Interface TupleModel

All Known Subinterfaces:
TupleModel.RowSetModel
All Known Implementing Classes:
BaseTupleModel

public interface TupleModel
Common interface to access a tuple backed by a vector container or a map vector. Provides a visitor interface to apply tasks such as vector allocation, reader or writer creation, and so on. Allows either static or dynamic vector allocation.

The terminology used here:

Row set
A collection of rows stored as value vectors. Elsewhere in Drill we call this a "record batch", but that term has been overloaded to mean the runtime implementation of an operator.
Tuple
The relational-theory term for a row. Drill maps have a fixed schema. Impala, Hive and other tools use the term "structure" (or "struct") for what Drill calls a map. A structure is simply a nested tuple, modeled here by the same tuple abstraction used for rows.
Column
A column is represented by a vector (which may have internal null-flag or offset vectors.) Maps are a kind of column that has an associated tuple. Because this abstraction models structure, array columns are grouped with single values: the array-ness is just cardinality.
Visitor
The visitor abstraction (classic Gang-of-Four pattern) allows adding functionality without complicating the structure classes. Allows the same abstraction to be used for the testing RowSet abstractions and the scan operator "loader" classes.
Metadata
Metadata is simply data about data. Here, data about tuples and columns. The column metadata mostly expands on that available in MaterializedField, but also adds allocation hints.

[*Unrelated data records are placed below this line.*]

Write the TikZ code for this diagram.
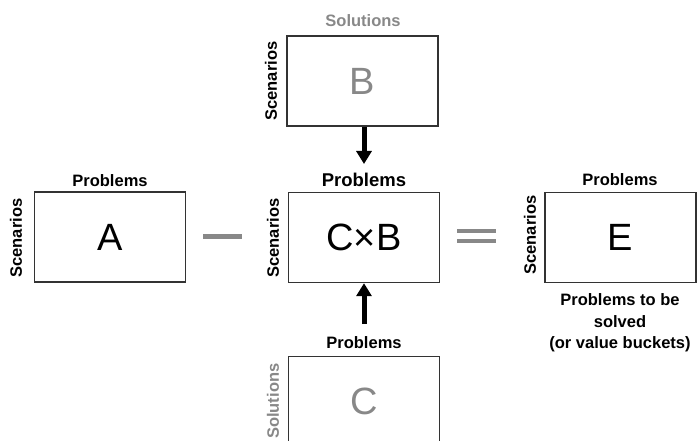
\documentclass[tikz,border=0pt]{standalone}
\usepackage{fontspec}
\setmainfont{Liberation Sans}
\usetikzlibrary{arrows.meta}
\definecolor{boxc}{HTML}{333333}
\definecolor{lightg}{HTML}{888888}
\tikzset{
  mat/.style={draw=boxc, line width=1.4pt, minimum width=151pt, minimum height=90pt, inner sep=0pt, font=\fontsize{38}{40}\selectfont},
  lbl/.style={font=\bfseries\fontsize{16.5}{18}\selectfont, inner sep=0pt},
  side/.style={lbl, rotate=90},
  op/.style={fill=lightg, inner sep=0pt, minimum width=39pt, minimum height=5pt},
  bigarrow/.style={line width=5pt, -{Triangle[width=15pt,length=13pt]}}
}
\begin{document}
\begin{tikzpicture}[x=1pt,y=-1pt]
\useasboundingbox (0,0) rectangle (697,441);
% boxes
\node[mat, text=lightg] (B) at (362.5,81) {B};
\node[mat] (A) at (110,237) {A};
\node[mat] (CB) at (364,237.5) {C×B};
\node[mat] (E) at (620.5,237.5) {E};
\node[mat, text=lightg] (C) at (364,401.5) {C};
% labels
\node[lbl, text=lightg] (solB) at (363,21) {Solutions};
\node[side] (scB) at (271,81) {Scenarios};
\node[lbl] (pA) at (110,181) {Problems};
\node[side] (scA) at (16,238) {Scenarios};
\node[lbl, font=\bfseries\fontsize{18.5}{20}\selectfont] (pCB) at (364,180) {Problems};
\node[side] (scCB) at (273,238) {Scenarios};
\node[lbl] (pE) at (620,180) {Problems};
\node[side] (scE) at (530,235) {Scenarios};
\node[lbl, align=center, font=\bfseries\fontsize{16.5}{21.5}\selectfont] (note) at (620,323) {Problems to be\\solved\\(or value buckets)};
\node[lbl] (pC) at (364,343) {Problems};
\node[side, text=lightg, anchor=west] (solC) at (273,439) {Solutions};
% operators
\node[op] (minus) at (222.5,236.5) {};
\node[op, minimum height=4pt] (eq1) at (476.5,231.5) {};
\node[op, minimum height=4pt] (eq2) at (476.5,241) {};
% arrows
\coordinate (tipB) at (364,164);
\draw[bigarrow] (B.south -| tipB) -- (tipB);
\coordinate (startC) at (364,324);
\draw[bigarrow] (startC) -- (CB.south -| startC);
\end{tikzpicture}
\end{document}
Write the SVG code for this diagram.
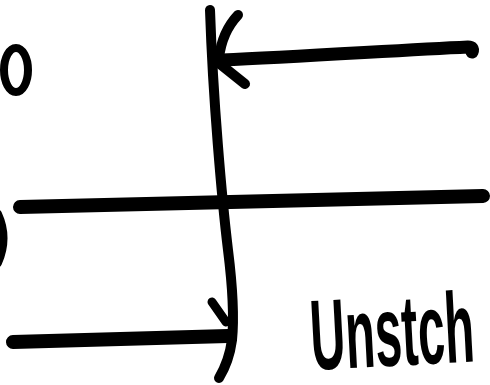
<svg xmlns="http://www.w3.org/2000/svg" width="490" height="385" viewBox="0 0 490 385">
<style>
.ink{fill:none;stroke:#000;stroke-linecap:round;stroke-linejoin:round}
.lbl{font-family:"Liberation Sans",Arial,sans-serif;font-weight:bold;fill:#000}
</style>
<rect width="490" height="385" fill="#fff"/>
<g id="node-o">
<ellipse class="ink" cx="16" cy="70" rx="12" ry="22" stroke-width="8"/>
</g>
<g id="node-left-arc">
<path class="ink" d="M -2 214 Q 9 238 -2 263" stroke-width="8"/>
</g>
<g id="connectors">
<path class="ink" d="M 222 60 C 300 57 400 50 468 47 Q 474 47 472 52" stroke-width="13"/>
<path class="ink" d="M 238 15 Q 222 32 219 58" stroke-width="10"/>
<path class="ink" d="M 220 64 L 245 84" stroke-width="10"/>
<path class="ink" d="M 210 10 C 213 100 222 200 228 250 C 233 290 234 320 232 340 C 230 355 225 368 219 378" stroke-width="10"/>
<path class="ink" d="M 20 207 L 483 196" stroke-width="14"/>
<path class="ink" d="M 13 342 L 228 336" stroke-width="14"/>
<path class="ink" d="M 212 302 L 226 322" stroke-width="9"/>
</g>
<g id="node-label">
<text class="lbl" x="312" y="370" font-size="100" textLength="164" lengthAdjust="spacingAndGlyphs" transform="rotate(-3 312 370)">Unstch</text>
</g>
</svg>
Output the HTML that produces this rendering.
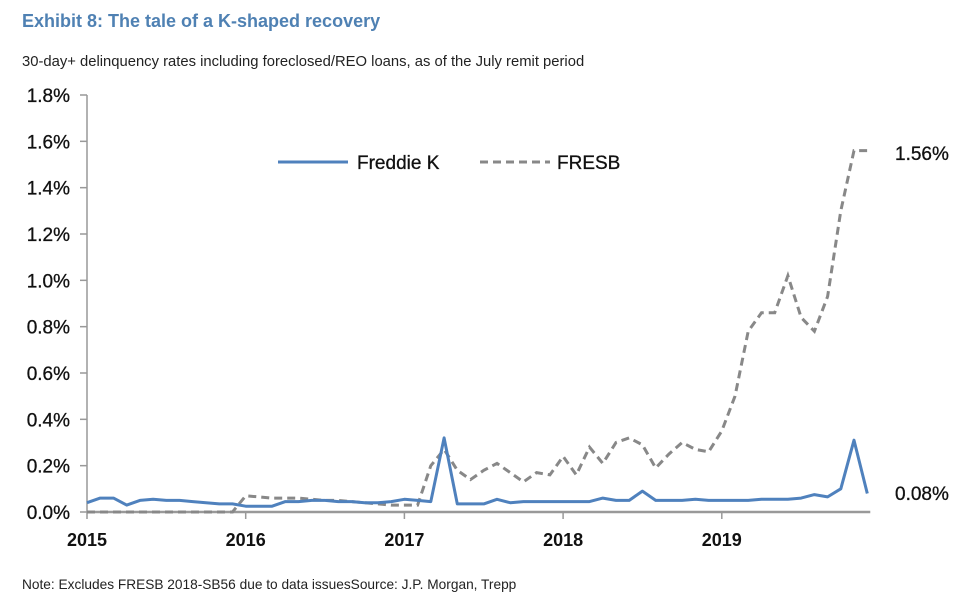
<!DOCTYPE html>
<html><head><meta charset="utf-8"><style>
body{margin:0;background:#fff;font-family:"Liberation Sans",sans-serif;}
#wrap{position:relative;width:969px;height:603px;overflow:hidden;}
</style></head><body><div id="wrap">
<svg id="chart" width="969" height="603" xmlns="http://www.w3.org/2000/svg" font-family="Liberation Sans, sans-serif">
<text x="22" y="27" font-size="18" font-weight="bold" fill="#4f81b3">Exhibit 8: The tale of a K-shaped recovery</text>
<text x="22" y="66" font-size="14.8" fill="#222">30-day+ delinquency rates including foreclosed/REO loans, as of the July remit period</text>
<text x="22" y="589" font-size="13.7" fill="#222">Note: Excludes FRESB 2018-SB56 due to data issuesSource: J.P. Morgan, Trepp</text>
<g id="axes"></g>
<g id="series"></g>
<g>
<line x1="278" y1="162" x2="348" y2="162" stroke="#4f81bd" stroke-width="3"/>
<text x="357" y="169" font-size="19" fill="#111" stroke="#111" stroke-width="0.3">Freddie K</text>
<line x1="480" y1="162" x2="550" y2="162" stroke="#888" stroke-width="3" stroke-dasharray="8,5"/>
<text x="557" y="169" font-size="19" fill="#111" stroke="#111" stroke-width="0.3">FRESB</text>
</g>
<text x="895" y="160" font-size="19" fill="#111" stroke="#111" stroke-width="0.3">1.56%</text>
<text x="895" y="500" font-size="19" fill="#111" stroke="#111" stroke-width="0.3">0.08%</text>
</svg>
<script>
const yearLabels=["2015","2016","2017","2018","2019"];
const yTicks=[0,0.2,0.4,0.6,0.8,1.0,1.2,1.4,1.6,1.8];
const freddieK=[0.04,0.06,0.06,0.03,0.05,0.055,0.05,0.05,0.045,0.04,0.035,0.035,
0.025,0.025,0.025,0.045,0.045,0.05,0.05,0.045,0.045,0.04,0.04,0.045,
0.055,0.05,0.045,0.32,0.035,0.035,0.035,0.055,0.04,0.045,0.045,0.045,
0.045,0.045,0.045,0.06,0.05,0.05,0.09,0.05,0.05,0.05,0.055,0.05,
0.05,0.05,0.05,0.055,0.055,0.055,0.06,0.075,0.065,0.1,0.31,0.08];
const fresb=[0,0,0,0,0,0,0,0,0,0,0,0,
0.07,0.065,0.06,0.06,0.06,0.055,0.05,0.05,0.045,0.04,0.035,0.03,
0.03,0.03,0.2,0.27,0.18,0.14,0.18,0.21,0.17,0.13,0.17,0.16,
0.24,0.16,0.28,0.21,0.3,0.32,0.29,0.19,0.25,0.3,0.27,0.26,
0.35,0.5,0.78,0.86,0.86,1.02,0.84,0.78,0.93,1.3,1.56,1.56];
const X0=87,YEARW=158.7,Y0=512,YMAX=1.8,YH=417;
function xs(i){return X0+i*YEARW/12;}
function ys(v){return Y0-v/YMAX*YH;}
const NS="http://www.w3.org/2000/svg";
const axes=document.getElementById('axes'),ser=document.getElementById('series');
function mk(tag,attrs,parent){const e=document.createElementNS(NS,tag);for(const k in attrs)e.setAttribute(k,attrs[k]);parent.appendChild(e);return e;}
let a=mk('line',{x1:X0,y1:ys(YMAX),x2:X0,y2:Y0,stroke:'#999','stroke-width':1.5},axes);


yTicks.forEach(v=>{
 const t=mk('line',{x1:X0-7,y1:ys(v),x2:X0,y2:ys(v),stroke:'#999','stroke-width':1.5},axes);
 
 
 const l=mk('text',{x:70,y:ys(v)+7,'text-anchor':'end','font-size':19,fill:'#111',stroke:'#111','stroke-width':0.3},axes);
 l.textContent=v.toFixed(1)+'%';
 
 
});
let xa=mk('line',{x1:X0,y1:Y0,x2:xs(59)+3,y2:Y0,stroke:'#999','stroke-width':2.5},axes);


yearLabels.forEach((y,k)=>{
 const x=xs(k*12);
 const t=mk('line',{x1:x,y1:Y0,x2:x,y2:Y0+7,stroke:'#999','stroke-width':1.5},axes);
 
 
 const l=mk('text',{x:x,y:Y0+34,'text-anchor':'middle','font-size':18,'font-weight':'bold',fill:'#111'},axes);
 l.textContent=y;
 
 
});
function pts(arr){return arr.map((v,i)=>xs(i).toFixed(1)+','+ys(v).toFixed(1)).join(' ');}
const p2=mk('polyline',{points:pts(fresb),fill:'none',stroke:'#888','stroke-width':3,'stroke-dasharray':'8,5'},ser);


const p1=mk('polyline',{points:pts(freddieK),fill:'none',stroke:'#4f81bd','stroke-width':3,'stroke-linejoin':'round'},ser);


</script>
</div></body></html>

This abstraction is the physical dual of a VectorContainer. The vectors are "owned" by the associated container. The structure here simply applies additional metadata and visitor behavior to allow much easier processing that is possible with the raw container structure.

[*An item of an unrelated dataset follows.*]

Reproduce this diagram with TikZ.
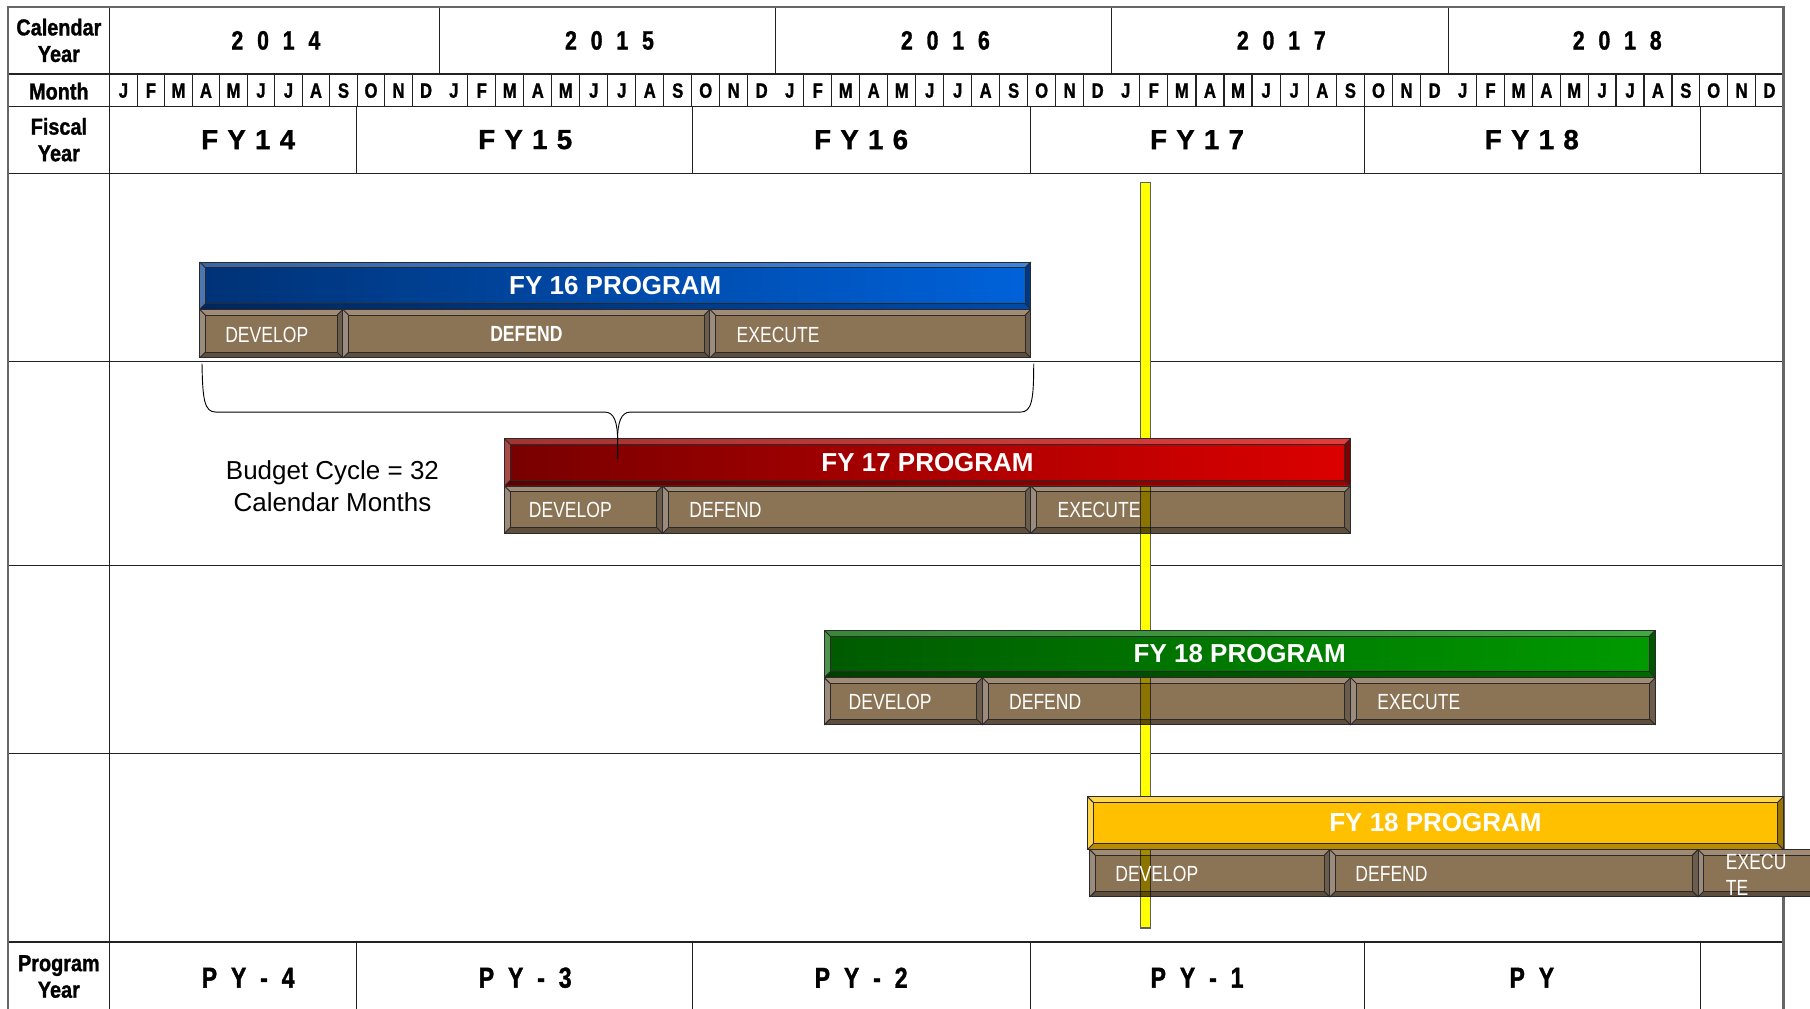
\documentclass[tikz,border=0pt]{standalone}
\usepackage{fontspec}
\setmainfont{Liberation Sans}
\newfontfamily\narf[FakeStretch=0.8]{Liberation Sans}
\newfontfamily\narh[FakeStretch=0.86,FakeBold=1.2]{Liberation Sans}
\newfontfamily\narm[FakeStretch=0.8,FakeBold=1.2]{Liberation Sans}
\newfontfamily\hvy[FakeBold=1]{Liberation Sans}
\definecolor{gridc}{HTML}{222222}
\definecolor{bordc}{HTML}{666666}
\definecolor{edgec}{HTML}{2A2A2A}
\definecolor{brnface}{HTML}{8B7355}
\definecolor{brntop}{HTML}{A28B74}
\definecolor{brnleft}{HTML}{9A8B7C}
\definecolor{brnbot}{HTML}{5E4E3E}
\definecolor{brnright}{HTML}{6C5C4C}
\definecolor{bluA}{HTML}{003276}
\definecolor{bluB}{HTML}{0062DA}
\definecolor{bluTA}{HTML}{3866AA}
\definecolor{bluTB}{HTML}{3A84E2}
\definecolor{bluBA}{HTML}{00265C}
\definecolor{bluBB}{HTML}{004AA8}
\definecolor{redA}{HTML}{780000}
\definecolor{redB}{HTML}{DC0000}
\definecolor{redTA}{HTML}{A23434}
\definecolor{redTB}{HTML}{E23C3C}
\definecolor{redBA}{HTML}{5A0000}
\definecolor{redBB}{HTML}{9E0000}
\definecolor{grnA}{HTML}{005A00}
\definecolor{grnB}{HTML}{009A00}
\definecolor{grnTA}{HTML}{3A863A}
\definecolor{grnTB}{HTML}{40AA40}
\definecolor{grnBA}{HTML}{003E00}
\definecolor{grnBB}{HTML}{006A00}
\definecolor{gldface}{HTML}{FFC000}
\definecolor{gldtop}{HTML}{FFD54A}
\definecolor{gldbot}{HTML}{B88A00}
\definecolor{gldright}{HTML}{9C7400}
\definecolor{ylw}{HTML}{FFFF00}
\newcommand\bw{5}
\newcommand\bevelbox[6]{%
  \path[#6fac] (#2,#3) rectangle (#4,#5);
  \path[#6top] (#2,#3) -- (#4,#3) -- ({#4-\bw},{#3+\bw}) -- ({#2+\bw},{#3+\bw}) -- cycle;
  \path[#6bot] (#2,#5) -- (#4,#5) -- ({#4-\bw},{#5-\bw}) -- ({#2+\bw},{#5-\bw}) -- cycle;
  \path[#6lft] (#2,#3) -- ({#2+\bw},{#3+\bw}) -- ({#2+\bw},{#5-\bw}) -- (#2,#5) -- cycle;
  \path[#6rgt] (#4,#3) -- ({#4-\bw},{#3+\bw}) -- ({#4-\bw},{#5-\bw}) -- (#4,#5) -- cycle;
  \draw[edge] (#2,#3) rectangle (#4,#5);
  \draw[edge] ({#2+\bw},{#3+\bw}) rectangle ({#4-\bw},{#5-\bw});
  \draw[edge] (#2,#3) -- ({#2+\bw},{#3+\bw}) (#4,#3) -- ({#4-\bw},{#3+\bw})
              (#2,#5) -- ({#2+\bw},{#5-\bw}) (#4,#5) -- ({#4-\bw},{#5-\bw});
  \coordinate (#1) at ({(#2+#4)/2},{(#3+#5)/2});
}
\newcommand\gapY{\hspace{12pt}}
\newcommand\gapF{\hspace{8pt}}
\newcommand\gapP{\hspace{12pt}}
\begin{document}
\begin{tikzpicture}[x=1pt,y=-1pt,
  gridline/.style={draw=gridc,line width=1.1pt},
  border/.style={draw=bordc,line width=1.8pt},
  edge/.style={draw=edgec,line width=0.8pt},
  brnfac/.style={fill=brnface},
  brntop/.style={fill=brntop},
  brnbot/.style={fill=brnbot},
  brnlft/.style={fill=brnleft},
  brnrgt/.style={fill=brnright},
  blufac/.style={left color=bluA,right color=bluB},
  blutop/.style={left color=bluTA,right color=bluTB},
  blubot/.style={left color=bluBA,right color=bluBB},
  blulft/.style={fill=bluTA!90!white},
  blurgt/.style={fill=bluBA!70!bluB},
  redfac/.style={left color=redA,right color=redB},
  redtop/.style={left color=redTA,right color=redTB},
  redbot/.style={left color=redBA,right color=redBB},
  redlft/.style={fill=redTA!90!white},
  redrgt/.style={fill=redBB!80!black},
  grnfac/.style={left color=grnA,right color=grnB},
  grntop/.style={left color=grnTA,right color=grnTB},
  grnbot/.style={left color=grnBA,right color=grnBB},
  grnlft/.style={fill=grnTA!90!white},
  grnrgt/.style={fill=grnBB!80!black},
  gldfac/.style={fill=gldface},
  gldtop/.style={fill=gldtop},
  gldbot/.style={fill=gldbot},
  gldlft/.style={fill=gldtop},
  gldrgt/.style={fill=gldright},
  bartext/.style={text=white,inner sep=0pt,font=\fontsize{22.5}{26}\selectfont\bfseries},
  segtext/.style={text=white,inner sep=0pt,anchor=west,font=\narf\fontsize{19}{22}\selectfont},
  labeltext/.style={inner sep=0pt,align=center,font=\narh\fontsize{20}{23}\selectfont\bfseries},
  monthtext/.style={inner sep=0pt,font=\narm\fontsize{18}{20}\selectfont\bfseries},
  yeartext/.style={inner sep=0pt,font=\narm\fontsize{23}{26}\selectfont\bfseries},
  fytext/.style={inner sep=0pt,font=\hvy\fontsize{24}{27}\selectfont\bfseries},
  pytext/.style={inner sep=0pt,font=\narm\fontsize{25}{28}\selectfont\bfseries},
  budtext/.style={inner sep=0pt,align=center,font=\fontsize{22.5}{28}\selectfont},
  bracec/.style={draw=black,line width=0.8pt}]
\useasboundingbox (0,0) rectangle (1568,874);
\fill[white] (0,0) rectangle (1568,874);
% ---------- table grid ----------
\foreach \yy in {64,92,150,313,490,653,816}
  \draw[gridline] (7,\yy) -- (1545,\yy);
\draw[gridline] (95,6) -- (95,880);
\foreach \xx in {381,672,963,1255}
  \draw[gridline] (\xx,6) -- (\xx,64);
\foreach \xx in {309,600,893,1182,1473} {
  \draw[gridline] (\xx,92) -- (\xx,150);
  \draw[gridline] (\xx,816) -- (\xx,880);
}
\foreach \a/\b [count=\k] in {95/381,381/672,672/963,963/1255,1255/1545} {
  \foreach \L [count=\j from 0] in {J,F,M,A,M,J,J,A,S,O,N,D} {
    \node[monthtext] (m\k-\j) at ({\a+(\j+0.5)*(\b-\a)/12},78.5) {\L};
    \ifnum\j>0 \draw[gridline] ({\a+\j*(\b-\a)/12},64) -- ({\a+\j*(\b-\a)/12},92);\fi
  }
}
\draw[border] (7,6) rectangle (1545,880);
% ---------- header labels ----------
\node[labeltext] (lcal) at (51,35) {Calendar\\Year};
\node[labeltext] (lmon) at (51,79) {Month};
\node[labeltext] (lfis) at (51,121) {Fiscal\\Year};
\node[labeltext] (lprg) at (51,846) {Program\\Year};
\node[yeartext] (y14) at (239,35) {2\gapY0\gapY1\gapY4};
\node[yeartext] (y15) at (528,35) {2\gapY0\gapY1\gapY5};
\node[yeartext] (y16) at (819,35) {2\gapY0\gapY1\gapY6};
\node[yeartext] (y17) at (1110,35) {2\gapY0\gapY1\gapY7};
\node[yeartext] (y18) at (1401,35) {2\gapY0\gapY1\gapY8};
\node[fytext] (f14) at (215,121) {F\gapF Y\gapF 1\gapF 4};
\node[fytext] (f15) at (455,121) {F\gapF Y\gapF 1\gapF 5};
\node[fytext] (f16) at (746,121) {F\gapF Y\gapF 1\gapF 6};
\node[fytext] (f17) at (1037,121) {F\gapF Y\gapF 1\gapF 7};
\node[fytext] (f18) at (1327,121) {F\gapF Y\gapF 1\gapF 8};
\node[pytext] (p4) at (215,847) {P\gapP Y\gapP -\gapP 4};
\node[pytext] (p3) at (455,847) {P\gapP Y\gapP -\gapP 3};
\node[pytext] (p2) at (746,847) {P\gapP Y\gapP -\gapP 2};
\node[pytext] (p1) at (1037,847) {P\gapP Y\gapP -\gapP 1};
\node[pytext] (p0) at (1327,847) {P\gapP Y};
% ---------- yellow "today" line ----------
\filldraw[fill=ylw,draw=gray!75!black,line width=1.3pt] (988,158) rectangle (996.5,804);
% ---------- band 1 ----------
\bevelbox{b16}{173}{227}{893}{268}{blu}
\bevelbox{s16a}{173}{268}{297}{310}{brn}
\bevelbox{s16b}{297}{268}{615}{310}{brn}
\bevelbox{s16c}{615}{268}{893}{310}{brn}
% ---------- band 2 ----------
\bevelbox{b17}{437}{380}{1170}{421}{red}
\bevelbox{s17a}{437}{421}{574}{462}{brn}
\bevelbox{s17b}{574}{421}{893}{462}{brn}
\bevelbox{s17c}{893}{421}{1170}{462}{brn}
% ---------- band 3 ----------
\bevelbox{b18}{714}{546}{1434}{587}{grn}
\bevelbox{s18a}{714}{587}{851}{628}{brn}
\bevelbox{s18b}{851}{587}{1170}{628}{brn}
\bevelbox{s18c}{1170}{587}{1434}{628}{brn}
% ---------- band 4 ----------
\bevelbox{b19}{942}{690}{1545}{736}{gld}
\bevelbox{s19a}{944}{736}{1152}{777}{brn}
\bevelbox{s19b}{1152}{736}{1471}{777}{brn}
\bevelbox{s19c}{1471}{736}{1610}{777}{brn}
% ---------- line seen through the phase boxes ----------
\begin{scope}[blend mode=multiply]
  \foreach \ta/\tb in {421/462,587/628,736/777} {
    \fill[ylw] (988,\ta) rectangle (996.5,\tb);
    \draw[gray!75!black,line width=1.3pt] (988,\ta) -- (988,\tb) (996.5,\ta) -- (996.5,\tb);
  }
\end{scope}
% ---------- texts ----------
\node[bartext] (t16) at (b16) {FY 16 PROGRAM};
\node[bartext] (t17) at (b17) {FY 17 PROGRAM};
\node[bartext] (t18) at (b18) {FY 18 PROGRAM};
\node[bartext] (t19) at (b19) {FY 18 PROGRAM};
\node[segtext] (d16) at (195,290) {DEVELOP};
\node[segtext,anchor=center,font=\narf\fontsize{19}{22}\selectfont\bfseries] (e16) at (s16b) {DEFEND};
\node[segtext] (x16) at (638,290) {EXECUTE};
\node[segtext] (d17) at (458,442) {DEVELOP};
\node[segtext] (e17) at (597,442) {DEFEND};
\node[segtext] (x17) at (916,442) {EXECUTE};
\node[segtext] (d18) at (735,608) {DEVELOP};
\node[segtext] (e18) at (874,608) {DEFEND};
\node[segtext] (x18) at (1193,608) {EXECUTE};
\node[segtext] (d19) at (966,757) {DEVELOP};
\node[segtext] (e19) at (1174,757) {DEFEND};
\node[segtext,align=left,font=\narf\fontsize{19}{22.5}\selectfont] (x19) at (1495,757.5) {EXECU\\TE};
% ---------- budget-cycle brace ----------
\coordinate (brL) at (175,315);
\coordinate (brR) at (895.5,315);
\coordinate (brT) at (535,398);
\draw[bracec] (brL) .. controls (175.5,346) and (177,357) .. (187,357) -- (524,357)
  .. controls (532,357) and (535,366) .. (535,381) -- (brT);
\draw[bracec] (535,381) .. controls (535,366) and (538,357) .. (546,357) -- (884,357)
  .. controls (894,357) and (895.5,346) .. (brR);
\node[budtext] (bud) at (288,421) {Budget Cycle = 32\\Calendar Months};
\end{tikzpicture}
\end{document}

A key value of this abstraction is the extended TupleSchema associated with the structure. Unlike a VectorContainer, this abstraction keeps the schema in sync with vectors as columns are added.

Some future version may wish to merge the two concepts. That way, metadata discovered by one operator will be available to another. Complex recursive functions can be replace by a visitor with the recursion handled inside implementations of this interface.

Tuples provide access to columns by both index and name. Both the schema and model classes follow this convention. Compared with the VectorContainer and AbstractMapVector classes, the vector index is a first-class concept: the column model and schema are guaranteed to reside at the same index relative to the enclosing tuple. In addition, name access is efficient using a hash index.

Visitor classes are defined by the "simple" (single batch) and "hyper" (multi-batch) implementations to allow vector implementations to work with the specifics of each type of batch.